Rational Americans need to stop enabling this abusive and deranged presidency. Declare Donald Trump insane and, at long last, bring an end to our era of malignant normality.

Trump’s lies are so brazen that it is now common for politicians and the media to talk about him lying, a word that would not have been used in days gone by but replaced by euphemisms. Is it only a matter of time before they start openly questioning his sanity instead of just whispering it behind closed doors?

Comments

  1. Who Cares says

    My question is can cognitive dissonance do what is happening to Trump?
    Why am I asking? He revealed himself to be such a narcissist that he tries to bend reality to what he demands reality to be (see the hurricane sharpie debacle). And that is just not possible with a lot of things on the level he is at.

  2. jrkrideau says

    @ 3 Who Cares
    My question is can cognitive dissonance do what is happening to Trump?

    No.

    Perhaps to expand a bit on my answer, Trump’s behaviour patterns, his incessant lying and contradicting of facts and his speech patterns all indicate more serious problems, much more serious problems.

    It is much more likely that we are dealing with a poorly educated person with a serious case of narcissism combined with what looks suspiciously likely to be the on-set of dementia.

    I could easily be mistaken but I think narcissism subsumes sociopathy or psychopathy.

    Caligula starting to sound like a better leader.

  3. jrkrideau says

    Donald Trump is insane?
    Just quibbling terminology.

    I’m not sure that Trump is actually insane in the legal sense.

    In a psychological or medical sense, we should probably consider him completely incompetent to function in the position he holds.
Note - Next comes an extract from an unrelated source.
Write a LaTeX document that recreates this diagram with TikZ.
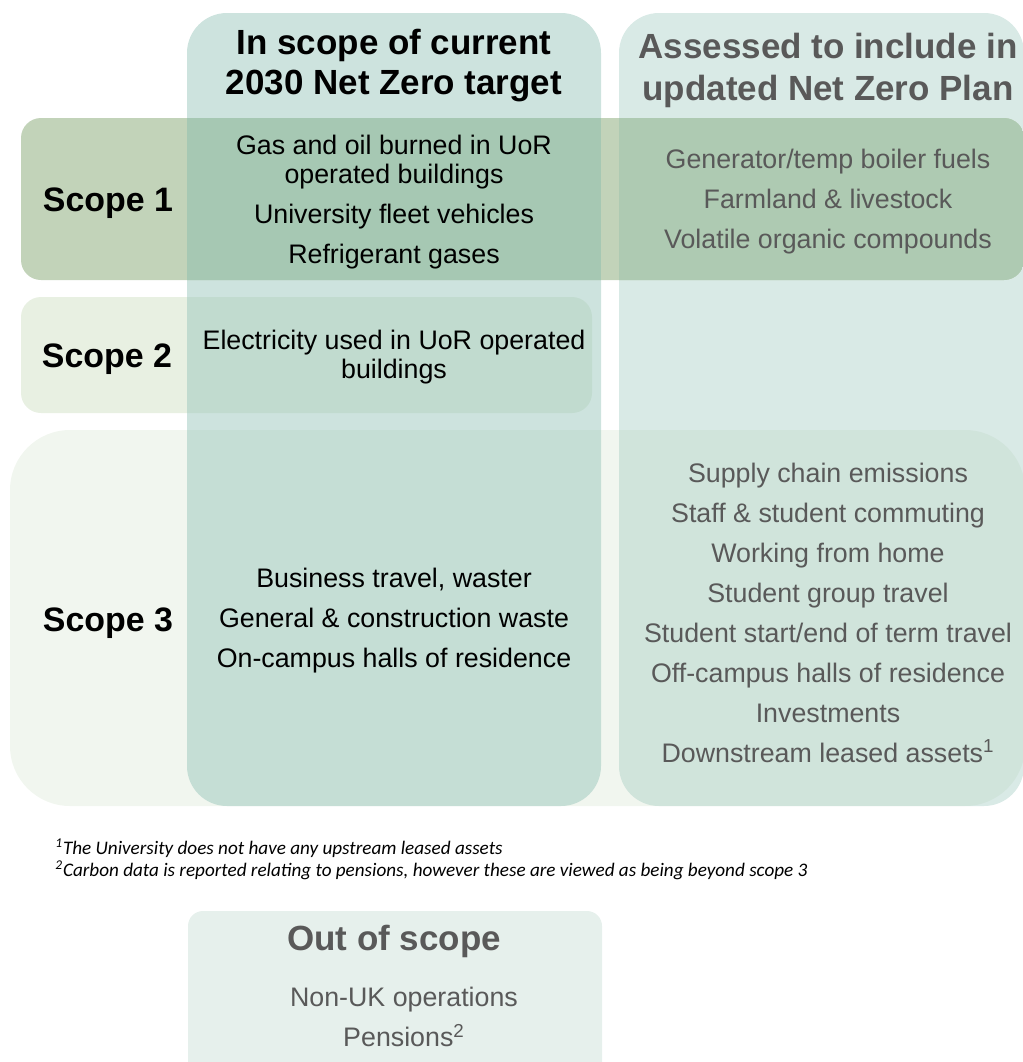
\documentclass[tikz,border=0pt]{standalone}
\usepackage{fontspec}
\setmainfont{Liberation Sans}
\newfontfamily\notefont{Carlito}
\usepackage{tikz}

\definecolor{colbase}{HTML}{9BC7BD}
\definecolor{scopeone}{HTML}{C2D3B9}
\definecolor{scopeoneA}{HTML}{A6C8B3}
\definecolor{scopeoneB}{HTML}{AECAB2}
\definecolor{scopetwo}{HTML}{E8F0E2}
\definecolor{scopethree}{HTML}{F1F6EF}
\definecolor{outbox}{HTML}{E6F0EC}
\definecolor{greytext}{HTML}{595959}

\begin{document}
\begin{tikzpicture}[%
    x=0.02cm, y=-0.02cm,
    head/.style={align=center, inner sep=0pt, font=\bfseries\fontsize{19.9}{22.76}\selectfont},
    scopelabel/.style={inner sep=0pt, font=\bfseries\fontsize{19.3}{22}\selectfont},
    item/.style={align=center, inner sep=0pt, font=\fontsize{15.25}{22.76}\selectfont},
    note/.style={anchor=west, inner sep=0pt, font=\notefont\itshape\fontsize{10.9}{13}\selectfont},
  ]
    \clip (0,0) rectangle (1023,1062);

    % scope bands underneath
    \fill[scopethree, rounded corners=1.2cm] (10,430) rectangle (1025,806);
    \fill[scopetwo, rounded corners=0.4cm] (21,297) rectangle (592,413);

    % the two columns
    \fill[colbase, fill opacity=0.5, rounded corners=0.8cm] (187,13) rectangle (601,806);
    \fill[colbase, fill opacity=0.38, rounded corners=0.8cm] (619,13) rectangle (1024,806);

    % scope 1 band lies over the columns
    \begin{scope}
      \clip[rounded corners=0.4cm] (21,118) rectangle (1024,280);
      \fill[scopeone] (0,100) rectangle (1030,300);
      \fill[scopeoneA] (187,100) rectangle (601,300);
      \fill[scopeoneB] (619,100) rectangle (1030,300);
    \end{scope}

    \fill[outbox, rounded corners=0.3cm] (188,911) rectangle (602,1090);

    \node[head] (inhead) at (394,66) {In scope of current\\2030 Net Zero target};
    \node[head, text=greytext, font=\bfseries\fontsize{19.9}{23.9}\selectfont]
      (ashead) at (828,70.5) {Assessed to include in\\updated Net Zero Plan};

    \node[scopelabel] (s1) at (108,203) {Scope 1};
    \node[scopelabel] (s2) at (107,359) {Scope 2};
    \node[scopelabel] (s3) at (108,623) {Scope 3};

    \node[item] (in1) at (394,202.5)
      {Gas and oil burned in UoR\\[-6.3pt]operated buildings\\University fleet vehicles\\Refrigerant gases};
    \node[item] (in2) at (394,357)
      {Electricity used in UoR operated\\[-6.3pt]buildings};
    \node[item] (in3) at (394,621)
      {Business travel, waster\\General \& construction waste\\On-campus halls of residence};

    \node[item, text=greytext] (as1) at (828,202)
      {Generator/temp boiler fuels\\Farmland \& livestock\\Volatile organic compounds};
    \node[item, text=greytext] (as3) at (828,612.5)
      {Supply chain emissions\\Staff \& student commuting\\Working from home\\Student group travel\\
       Student start/end of term travel\\Off-campus halls of residence\\Investments\\
       Downstream leased assets\textsuperscript{1}};

    \node[note] (fn1) at (55,848) {\textsuperscript{1}The University does not have any upstream leased assets};
    \node[note] (fn2) at (55,870) {\textsuperscript{2}Carbon data is reported relating to pensions, however these are viewed as being beyond scope 3};

    \node[head, text=greytext] (outhead) at (394,941) {Out of scope};
    \node[item, text=greytext] (out) at (404,1017) {Non-UK operations\\Pensions\textsuperscript{2}};
  \end{tikzpicture}
\end{document}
Or more informally, we might say that “He should not let out without a keeper “.

  4. says

    It is instructive to listen to Trump making depositions in the late 90s versus today. Clearly he has declined mentally. Is it amphetamines or dementia or both? Who cares? He’s always been an asshole and his cognitive impairment has made him fall back on his core competency, which is being a jerk-cum-jackass. He was unfit to be president when he was elected; it’s not as though this is a sudden revelation. The guy’s off his rocker.

  5. Just an Organic Regular Expression says

    I look forward with anticipation and some dread to the inevitable Presidential Debates. In this highly unusual election year, when it is unlikely there will be large campaign events in different cities, the debates may be the critical moments of the campaign. And it is precisely in the high pressure, very public venue of a televised debate, that Trump may crack and literally babble like a crazy person.

    I expect that his Republican committee handlers, anticipating that possibility, will work very hard to minimize the number of debates, and to modify the debate formats to put less pressure on the candidate. Just the same, it should take very little needling by his opponent to set him off. If the consequences weren’t so dire, I’d be looking forward to this.

  6. publicola says

    @9: I don’t know; my inclination is to agree, but Il Duce’s pathological narcissism makes him believe he’s the smartest guy on the planet, and that he can wipe anyone’s ass in any debate. I guess we’ll just have to wait and see.

  7. jrkrideau says

    @ 9 Marcus
    Given the little I have seen of Biden, Trump would have to be even crazier than he is not to debate.

  8. GerrardOfTitanServer says

    At Marcus pointed out, it’s not just severe narcissism. There is clear cognitive decline over the past 20-30 years. He used to be able to form coherent sentences and thoughts, and now he’s borderline incapable of speaking English in an intelligible aka understandable fashion. Remember that his father suffered from Alzheimer’s. It’s quite plausible that Trump is pretty far along with Alzheimer’s, just like “Saint Ronald”.